Since the initial launch of Ellevest, how have you evolved your thinking and approach?
Our first years were really devoted to serving a particular demographic — a woman that our early research told us would be the most likely to have a need for and interest in the product. Right now, we're spending time exploring and learning about new pain points amongst different demographics of women so that we can expand our experience and product suite to be a better fit for the money issues of more women.
What’s one way you’ve used feedback from women to change a platform design feature?

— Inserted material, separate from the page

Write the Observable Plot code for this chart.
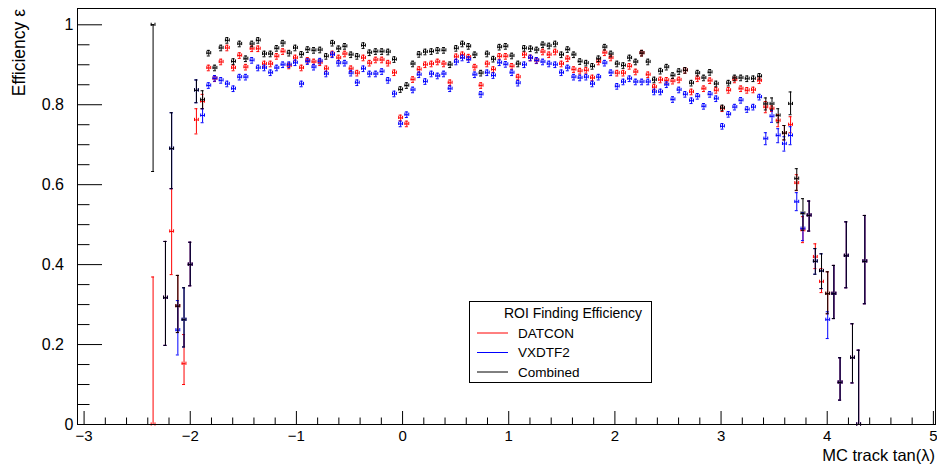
<!DOCTYPE html>
<html><head><meta charset="utf-8">
<script src="https://cdn.jsdelivr.net/npm/d3@7"></script>
<script src="https://cdn.jsdelivr.net/npm/@observablehq/plot@0.6"></script>
<style>body{margin:0;background:#fff;} svg{display:block}</style>
</head><body><div id="chart"></div>
<script>
// Histogram binning of MC track tan(lambda)
const binStart = -2.35, binWidth = 0.0583;

// Efficiencies per bin (null = empty bin)
const combined = [
 1.0, null, 0.317, 0.69, 0.296, 0.262, 0.40, 0.836, 0.8125, 0.929,
 0.892, 0.942, 0.961, 0.908, 0.952, 0.915, 0.952, 0.961, 0.927, 0.927,
 0.941, 0.954, 0.929, 0.942, 0.926, 0.938, 0.936, 0.937, 0.921, 0.954,
 0.94, 0.946, 0.925, 0.921, 0.948, 0.93, 0.933, 0.933, 0.932, 0.913,
 0.838, 0.848, 0.902, 0.926, 0.932, 0.933, 0.936, 0.936, 0.9, 0.941,
 0.952, 0.946, 0.925, 0.879, 0.927, 0.914, 0.944, 0.946, 0.922, 0.902,
 0.941, 0.94, 0.937, 0.95, 0.947, 0.952, 0.925, 0.938, 0.925, 0.908,
 0.904, 0.896, 0.915, 0.944, 0.927, 0.902, 0.898, 0.917, 0.907, 0.929,
 0.907, 0.862, 0.884, 0.894, 0.873, 0.883, 0.886, 0.854, 0.879, 0.867,
 0.881, 0.852, 0.792, 0.854, 0.867, 0.867, 0.865, 0.865, 0.871, 0.802,
 0.802, 0.773, 0.729, 0.802, 0.615, 0.528, 0.523, 0.408, 0.384, 0.327,
 0.327, 0.105, 0.422, 0.167, 0.0, 0.408
];
const datcon = [
 0.0, null, 0.317, 0.483, 0.296, 0.152, 0.40, 0.762, 0.808, 0.892,
 0.865, 0.907, 0.942, 0.892, 0.923, 0.894, 0.94, 0.94, 0.902, 0.902,
 0.921, 0.933, 0.897, 0.917, 0.892, 0.911, 0.907, 0.905, 0.89, 0.927,
 0.917, 0.927, 0.89, 0.879, 0.917, 0.904, 0.912, 0.912, 0.904, 0.88,
 0.767, 0.752, 0.863, 0.888, 0.9, 0.902, 0.907, 0.902, 0.855, 0.92,
 0.925, 0.919, 0.894, 0.848, 0.902, 0.888, 0.921, 0.921, 0.896, 0.869,
 0.925, 0.917, 0.91, 0.932, 0.925, 0.932, 0.902, 0.915, 0.888, 0.884,
 0.886, 0.867, 0.907, 0.93, 0.917, 0.879, 0.879, 0.896, 0.882, 0.929,
 0.875, 0.844, 0.862, 0.861, 0.859, 0.862, 0.886, 0.832, 0.865, 0.84,
 0.86, 0.836, 0.79, 0.836, 0.862, 0.84, 0.836, 0.837, 0.86, 0.794,
 0.79, 0.76, 0.729, 0.75, 0.604, 0.486, 0.523, 0.419, 0.357, 0.327,
 0.327, 0.105, 0.422, 0.167, 0.0, 0.408
];
const vxdtf2 = [
 null, null, 0.317, 0.69, 0.236, 0.262, 0.40, 0.836, 0.773, 0.848,
 0.866, 0.861, 0.852, 0.84, 0.869, 0.869, 0.911, 0.892, 0.892, 0.88,
 0.892, 0.90, 0.90, 0.905, 0.852, 0.908, 0.894, 0.909, 0.877, 0.925,
 0.904, 0.904, 0.879, 0.855, 0.89, 0.877, 0.877, 0.883, 0.861, 0.827,
 0.752, 0.775, 0.837, 0.875, 0.858, 0.877, 0.872, 0.877, 0.84, 0.907,
 0.917, 0.913, 0.875, 0.826, 0.88, 0.873, 0.905, 0.901, 0.88, 0.854,
 0.9, 0.917, 0.911, 0.907, 0.902, 0.9, 0.88, 0.892, 0.869, 0.867,
 0.869, 0.852, 0.869, 0.904, 0.88, 0.846, 0.857, 0.865, 0.857, 0.857,
 0.857, 0.832, 0.832, 0.85, 0.813, 0.837, 0.826, 0.81, 0.821, 0.796,
 0.826, 0.815, 0.746, 0.776, 0.794, 0.811, 0.788, 0.794, 0.819, 0.715,
 0.771, 0.723, 0.702, 0.723, 0.557, 0.49, 0.523, 0.408, 0.384, 0.262,
 0.327, 0.105, 0.422, 0.167, 0.0, 0.408
];

// Asymmetric error bar ends: [bin, low, high]
const combinedErr = [
 [0,0.633,1.0],[2,0.198,0.458],[3,0.59,0.78],[4,0.23,0.373],[5,0.194,0.342],[6,0.347,0.456],
 [7,0.805,0.862],[8,0.79,0.835],[99,0.787,0.817],[100,0.787,0.817],[101,0.755,0.79],
 [102,0.712,0.748],[103,0.775,0.832],[104,0.586,0.64],[105,0.486,0.565],[106,0.484,0.559],
 [107,0.376,0.44],[108,0.34,0.427],[109,0.277,0.382],[110,0.265,0.398],[111,0.061,0.167],
 [112,0.342,0.507],[113,0.104,0.252],[114,0,0.186],[115,0.302,0.523]
];
const datconErr = [
 [0,0,0.369],[3,0.375,0.59],[5,0.10,0.225],[7,0.727,0.79],[8,0.79,0.826],[99,0.78,0.808],
 [101,0.745,0.775],[103,0.73,0.77],[104,0.585,0.625],[105,0.455,0.52],[107,0.39,0.452],[108,0.33,0.39]
];
const vxdtf2Err = [
 [4,0.174,0.31],[8,0.755,0.79],[99,0.7,0.73],[100,0.756,0.786],[101,0.705,0.74],[102,0.684,0.72],
 [103,0.70,0.745],[104,0.535,0.58],[105,0.46,0.53],[109,0.215,0.282]
];
const defaultErr = 0.007;
const xErr = 0.018;

const seriesNames = ["DATCON", "VXDTF2", "Combined"];
const seriesColors = ["#ff0000", "#0000ff", "#000000"];

const xMajor = [-3, -2, -1, 0, 1, 2, 3, 4, 5];
const yMajor = [0, 0.2, 0.4, 0.6, 0.8, 1];

// ---- build ----
const combErrMap = new Map(combinedErr.map(d => [d[0], [d[1], d[2]]]));
function build(name, color, vals, errs) {
  const em = new Map(errs.map(d => [d[0], [d[1], d[2]]]));
  const out = [];
  vals.forEach((v, i) => {
    if (v == null) return;
    let e = em.get(i);
    if (!e && v === combined[i] && combErrMap.has(i)) e = combErrMap.get(i);
    if (!e) e = [Math.max(0, v - defaultErr), v + defaultErr];
    out.push({name, color, x: binStart + i * binWidth, y: v, lo: e[0], hi: e[1]});
  });
  return out;
}
const data = [
  build("DATCON", seriesColors[0], datcon, datconErr),
  build("VXDTF2", seriesColors[1], vxdtf2, vxdtf2Err),
  build("Combined", seriesColors[2], combined, combinedErr)
];

const W = 937, H = 464, mL = 77, mR = 2, mT = 8, mB = 40;
const xDomain = [-3.062, 5.02], yDomain = [0, 1.0408];
const pxX = (W - mL - mR) / (xDomain[1] - xDomain[0]);
const pxY = (H - mT - mB) / (yDomain[1] - yDomain[0]);
const capX = 1.5 / pxX, capY = 1.6 / pxY;

const xMinor = d3.range(-3, 5.001, 0.2).map(v => +v.toFixed(2)).filter(v => !xMajor.includes(v));
const yMinor = d3.range(0, 1.0001, 0.05).map(v => +v.toFixed(2)).filter(v => !yMajor.includes(v));

const marks = [];
for (const s of data) {
  const c = s[0] ? s[0].color : "#000";
  marks.push(
    Plot.ruleX(s, {x: "x", y1: "lo", y2: "hi", stroke: c, strokeWidth: 1}),
    Plot.ruleY(s, {y: "lo", x1: d => d.x - capX, x2: d => d.x + capX, stroke: c}),
    Plot.ruleY(s, {y: "hi", x1: d => d.x - capX, x2: d => d.x + capX, stroke: c}),
    Plot.ruleY(s, {y: "y", x1: d => d.x - xErr, x2: d => d.x + xErr, stroke: c}),
    Plot.ruleX(s, {x: d => d.x - xErr, y1: d => d.y - capY, y2: d => d.y + capY, stroke: c}),
    Plot.ruleX(s, {x: d => d.x + xErr, y1: d => d.y - capY, y2: d => d.y + capY, stroke: c})
  );
}

const font = "'Liberation Sans', Arial, Helvetica, sans-serif";
const fmt = d => String(d);
const chart = Plot.plot({
  width: W, height: H,
  marginLeft: mL, marginRight: mR, marginTop: mT, marginBottom: mB,
  x: {domain: xDomain},
  y: {domain: yDomain},
  style: {fontFamily: font, fontSize: "16px", color: "#000", background: "#fff"},
  marks: [
    // inward ticks, ROOT style
    Plot.ruleX(xMajor, {x: d => d, y1: 0, y2: 13 / pxY, stroke: "#000"}),
    Plot.ruleX(xMinor, {x: d => d, y1: 0, y2: 6.5 / pxY, stroke: "#000"}),
    Plot.ruleY(yMajor, {y: d => d, x1: xDomain[0], x2: xDomain[0] + 25 / pxX, stroke: "#000"}),
    Plot.ruleY(yMinor, {y: d => d, x1: xDomain[0], x2: xDomain[0] + 12.5 / pxX, stroke: "#000"}),
    Plot.axisX({ticks: xMajor, tickSize: 0, tickPadding: 6, label: null, fontSize: 15}),
    Plot.axisY({ticks: [0, 1], tickFormat: fmt, tickSize: 0, tickPadding: 4, label: null, fontSize: 16}),
    Plot.axisY({ticks: [0.2, 0.4, 0.6, 0.8], tickFormat: fmt, tickSize: 0, tickPadding: 13.5, label: null, fontSize: 16}),
    ...marks,
    Plot.frame({stroke: "#000"})
  ]
});
document.getElementById("chart").append(chart);

// Axis titles and legend (layout only)
const svg = d3.select(chart);
svg.append("text").attr("transform", "translate(24.5,9) rotate(-90)")
  .attr("text-anchor", "end").attr("font-family", font).attr("font-size", 17.5)
  .attr("fill", "#000").text("Efficiency ε");
svg.append("text").attr("x", 935).attr("y", 461)
  .attr("text-anchor", "end").attr("font-family", font).attr("font-size", 16.5)
  .attr("fill", "#000").text("MC track tan(λ)");

const lg = svg.append("g").attr("font-family", font).attr("font-size", 13).attr("fill", "#000");
lg.append("rect").attr("x", 469.5).attr("y", 301.5).attr("width", 182).attr("height", 81)
  .attr("fill", "#fff").attr("stroke", "#000").attr("stroke-width", 1);
lg.append("text").attr("x", 573).attr("y", 313).attr("dy", "0.35em")
  .attr("text-anchor", "middle").attr("font-size", 14).text("ROI Finding Efficiency");
seriesNames.forEach((n, k) => {
  const yy = 333 + k * 19.5;
  lg.append("line").attr("x1", 477).attr("x2", 508).attr("y1", yy).attr("y2", yy)
    .attr("stroke", seriesColors[k]).attr("stroke-width", 1);
  lg.append("text").attr("x", 518).attr("y", yy).attr("dy", "0.35em")
    .attr("text-anchor", "start").attr("font-size", 13.5).text(n);
});
</script>
</body></html>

One solution we tried was providing milestones for how much you would “need” to have saved (for retirement) at different ages. And a particular post needing 3x your salary by the time you’re 40 was not well received. It highlighted a lot of things — but mostly that these sorts of milestones weren't providing the benchmarks that we hoped would make things more clear. Instead, they were making women feel ashamed because their earnings and expenditures (hello student loans, hello black women's and Latina women's equal paydays) weren’t taken into account.
So, we shifted our approach to ask women to measure themselves by their own standards, and have begun working with women in the community to bring forward a wide variety of examples of how it's done so that there are examples from real women, not arbitrary calculations.
What’s currently happening in design that most excites you and how is it changing the future of the industry?
More and more people are collaborating cross-functionally to develop brands and experiences, and technologies like webflow, Shopify and Squarespace are helping democratize the process. I have a hypothesis that many of the decisions about the order of check-out flows and funding experiences will be optimized through rapid A/B testing that even smaller companies can access in the not-too-distant future.
And while it is a little scary to know the robots are coming for our jobs, I think it’s an amazing opportunity for designers to be able to let go of some of the more granular work and make space and time to help companies ask more human business questions and build better relationships by driving deep understanding of their audiences.
How do you continuously get user feedback and insights?
Everyone at Ellevest is responsible for understanding and empathizing with our clients, and each team tests and researches their work, brand and marketing included. Our content channels are actually a major resource for finding emotions, trends and topics that will resonate with our audience.
How do you pick and develop the talent on your team?
“Strong opinions, loosely held” that’s how Angelique Belizaire, one of our product designers, described herself in our interview process and I really love that. That ability to care deeply about your work while also being able to scrap it and move forward is not easy, but one of the most important qualities in a designer.
When it comes to helping people grow, I have found myself thinking about gardening. Plants and designers have a lot in common — we all need the right combination of light (freedom to explore) and water (clear definition of boundaries) to grow. Too much or too little, and creativity won’t thrive. It’s a tricky balancing act, but in my experience, more freedom helps people learn faster and better, even if it means things aren’t always perfect.
What’s the best advice you’ve ever received?
The best preparation is to set an intention.
What’s something that most people don't know about you?
I’m a great accent mimic.
What podcasts would you most recommend to fellow designers?
I’m always listening to Hidden Brain, Dolly Parton’s America and On Being.